R Quickstart for Data Science and Analysis cover image

R Quickstart for Data Science and Analysis

Jonathan Barrios • September 14, 2020

data-science data-analysis

If you've been curious about R or Data Science in general, this 10-minute R Quickstart is for you. You’re going to install and start using R from the beginning, and by the end of this course, you will know how to:

What is R?

R is an actual programming language used for statistical computing and general data science. I enjoy being part of the vibrant and popular R community, which is also popular with top companies(Goole, Airbnb, HP, Accenture, Pfizer), universities, and related fields. From business intelligence to hypothesis testing, R is a very flexible and capable programming language. R is also open-source and free, which is no surprise why R is so prevalent in 2020. Most importantly, R's visualization is best-in-class, and you will see it used in the wild often, more so than Python, for example. R also makes package creation relatively easy, evidenced by the vast number of community-created packages available.

Installing R and RStudio

To install R, head over to the R Project website and follow your operating system's steps. You don’t need to install RStudio, an Integrated Development Environment, to use R since there’s a console built-in. That said, RStudio is a unique integrated development environment for R, which includes syntax highlighting, code completion, and smart indentation. I should also mention that you can use Visual Studio Code and a few extensions available through the Visual Studio Code Extensions tab.

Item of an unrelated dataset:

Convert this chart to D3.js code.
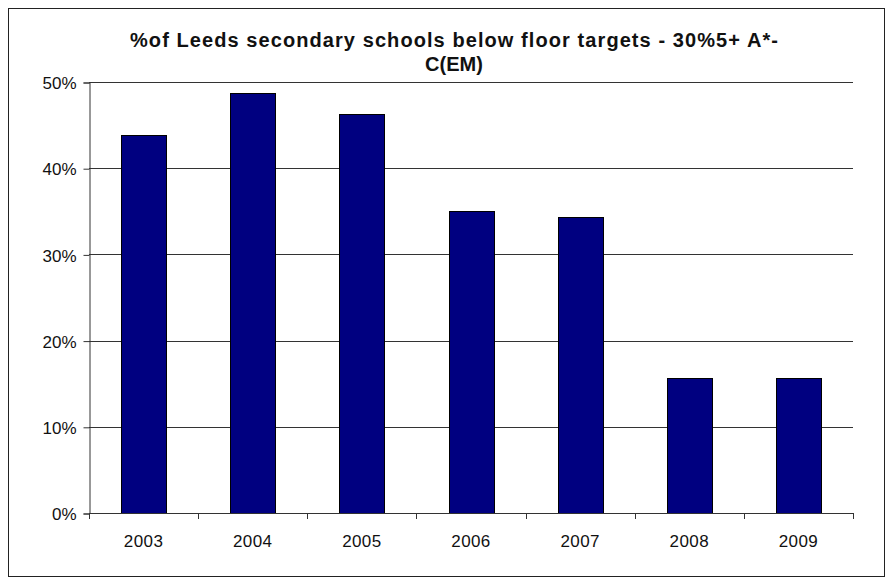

I’m on a Mac, and I prefer using Homebrew but feel free to follow the R Project website instructions instead. To install R and RStudio using Homebrew, enter the following commands:

brew cask install r
brew cask install rstudio

Now that you have R installed let’s get started.

The Console

The R console is a window in which users can type R commands and view the results. During installation, Homebrew installed the R executable in the Applications directory. Once you open or click on the R icon to execute the application, you will see the R Console appear. Let’s begin.

Arithmetic with R

To begin, you can perform mathematical calculations. For example, you can type 1 + 2, and the console returns 3.

# addition
1 + 2

# subtraction
5 - 5

# multiplication
3 * 5

 # division
(5 + 5) / 2

# exponentiation
2 ^ 5

# modulo
28 %% 6

Assigning Variables

You can assign variables using the <- operator. Try saving height and width variables.

height <- 4
width <- 7

To view what variables you have created so far, type:

ls()
[1] "height" "width"

Finally, create a new variable area and multiply the height and width—type area to return our example invisible rectangle area, which is 28.

area = height * width
area

Try ls() again, and you will see three objects as expected.

Scripting with R

As you can imagine, it would be tricky to change the height and width values often, so let’s use a script instead. An R script is a text file containing R code. Create an R file using the same lines of code you previously entered, like this:

(r_script.R)
height <- 4
width <- 7
area = height * width
area

You could start using an IDE like RStudio or even Visual Studio Code with the help of a few extensions.

Common R Data Types

Next up, R’s six basic data types, also known as ('atomic') vector types:

Next, we’ll explore the logical, integer, and character data types using a few examples.

Logical Data Type

To reveal what data type a variable is, use the class() function. For example, TRUE is a logical type, and if we use class(TRUE), the console will return, “logical”.

TRUE
class(TRUE)

Logical types are boolean, so they are either TRUE or FALSE. To use numerical types such as 2, as an integer, you can declare the type using L for integer:

Integer Data Type

2
2L
class(2)
class(2L)

You can also use is.numeric() and is.integer() like this:

is.numeric(2) is.numeric(2L)

is.integer(2) is.integer(2L)

Character Data Type

A string is a character type like:

“I love R.”
class(“I love R”)

We won't cover the remaining three data types, but I will run through a short description of each before moving on to the next section. The double type is for high precision numerics, while the complex type handles complex numbers. Finally, the raw type stores raw bytes.

Built-in Databases

If you want to get started exploring R using a built-in dataset, you can type:

library(datasets)

To access the head of the iris dataset:

head(iris)

Look at a summary:

summary(iris)

To view the dataset using plot() add the database name:

plot(iris)

To end this session and detach from the iris database, type:

detach(“package:datasets”, unload = TRUE)

To close the iris plot, you can do so manually or use the following command:

dev.off()

I hope you enjoyed the R Quickstart course and feel excited about using R to uncover your next data project's insights. Keep going and, as always, happy analyzing!